I’ve always valued student feedback. For the first few years of my teaching career, one of the final things I had students do during their time in my classroom was complete an extensive survey about our time together comprising questions on a range of topics, from how they personally felt in the classroom to which books they most enjoyed and what suggestions they had for future classes.
With summer on the horizon, though, students would usually speed through these questions, and I—equally antsy to jump into summer break—would skim the results, save them in a folder to look at in the fall, and pack up my classroom.
In an effort to be more intentional about bringing student voices into my classroom, I made a shift: I broke the survey into smaller pieces to administer throughout the year, and I used it as an on-ramp to whole-class conversations about student feedback. Doing so greatly impacted my classroom community, so I share my process in hopes that it will do the same for others.
At the end of September, I include a survey question at the end of our assessment: How has the pacing of class been so far? This year, roughly 60 percent of my students chose “Goldilocks,” meaning they found the pacing of class “just right,” but the rest were split between “too fast” and “too slow.”
These numbers were helpful to see early in the course, as I was able to adjust and differentiate my instruction based on students’ individual answers. In the next class, for example, students walked into the room to find the results presented in front of them. I asked them to reflect individually and discuss in small groups what they would do if they were the teacher who received this feedback.
Then, I took a seat so that I was at eye level with them, attached a blank sheet of paper to my clipboard, and asked them to share their ideas with the class. Ten minutes later, I had several important perspectives written down that I hadn’t considered—for example, how many of my students were trying to balance both extracurricular activities and after-school jobs. Students also gained better understandings of their peers’ experiences.
‘Teacher Choice’ Reflections
One of my priorities as a teacher is to be open with students about the choices I make in the classroom, from seating charts to text selections and assessment strategies. To me, it is important to be open about not only the choices I make but also the reasoning behind them—and to then ask students to reflect on those choices, too.

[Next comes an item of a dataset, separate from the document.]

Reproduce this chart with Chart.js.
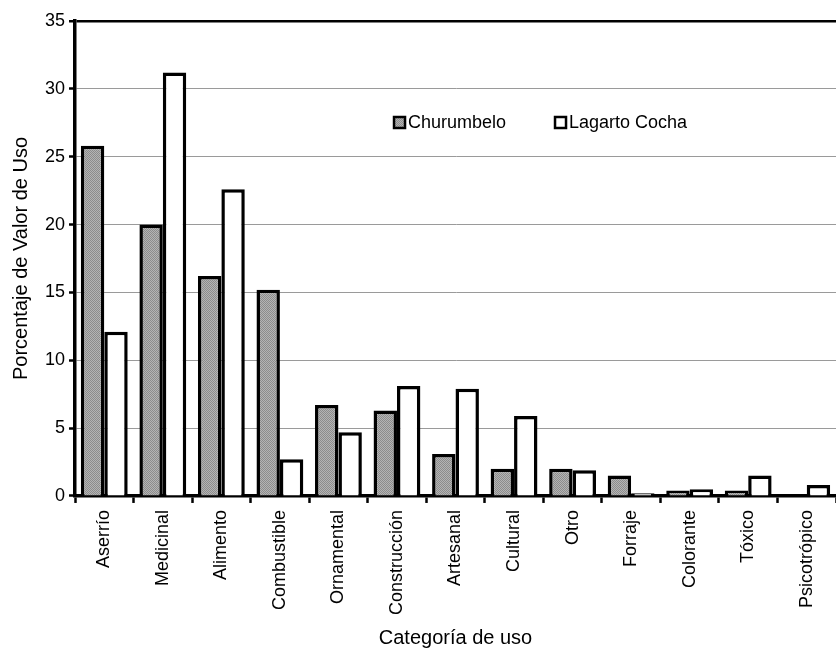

With my sophomores, I ended one unit with a “If you were the teacher…” gallery walk. Around the room, I hung posters with examples of, or questions about, instructional choices I had made. For example, one poster posed a question to students about whether a single novel or collection of short stories would have worked better for the skills of a given unit.
Students moved around the room, marking their level of agreement on a linear scale for each of the posters. They then discussed at stations what choice they would have made if they were the teacher.
We moved from the gallery walk to whole class discussion, which generated powerful feedback that benefited my professional growth and that of colleagues teaching the same unit in other classrooms, with whom I shared my students’ thoughts via a professional learning community. Most students said they would’ve preferred “at least one more personal-choice reading unit” to take the place of a whole class novel. This feedback is shaping our planning for next year—and I made sure to tell students so that they know we’re implementing their feedback.
Discussing and Ranking Potential Changes
After gathering students’ feedback, I find it meaningful to present to students potential curricular or instructional changes I’m considering for the next school year, based on their insights.
For example, after a unit built around Shakespeare’s King Lear and analytical writing with synthesis, I was considering several curricular shifts that I wanted students’ feedback on: extending the unit by a week, adding more resources earlier in the writing process, and narrowing the list of additional texts offered for synthesis. On the final day of the unit, students deliberated in small groups over these ideas, not only agreeing or disagreeing with them but also ranking them in terms of the priority they’d recommend if they were leading the classroom.
I was also able to share how some of the best parts of this year’s King Lear unit were a result of student feedback from the previous year—reaffirming my commitment to making student feedback central to what the classroom looks like going forward.
Building Real-World Feedback Skills
There are many ways to get feedback from students, and the amount and type of questions you ask them will depend on your own classroom and curriculum contexts. However, across all strategies, I’ve discovered two consistent priorities in this participatory pedagogy: using specific questions rather than exhaustive surveys and returning student feedback to the classroom community as quickly as possible to begin a conversation around it.
Additionally, by engaging in these practices, students have a chance to practice the real-life skill of offering feedback in a professional, productive way while interacting with and negotiating the perspectives of others in trying to come to a consensus and proposed solution. And teachers gain deeper insights into students’ learning experiences, meaning that we can offer highly tailored instruction that boosts engagement and brings students’ authentic voices into the learning process.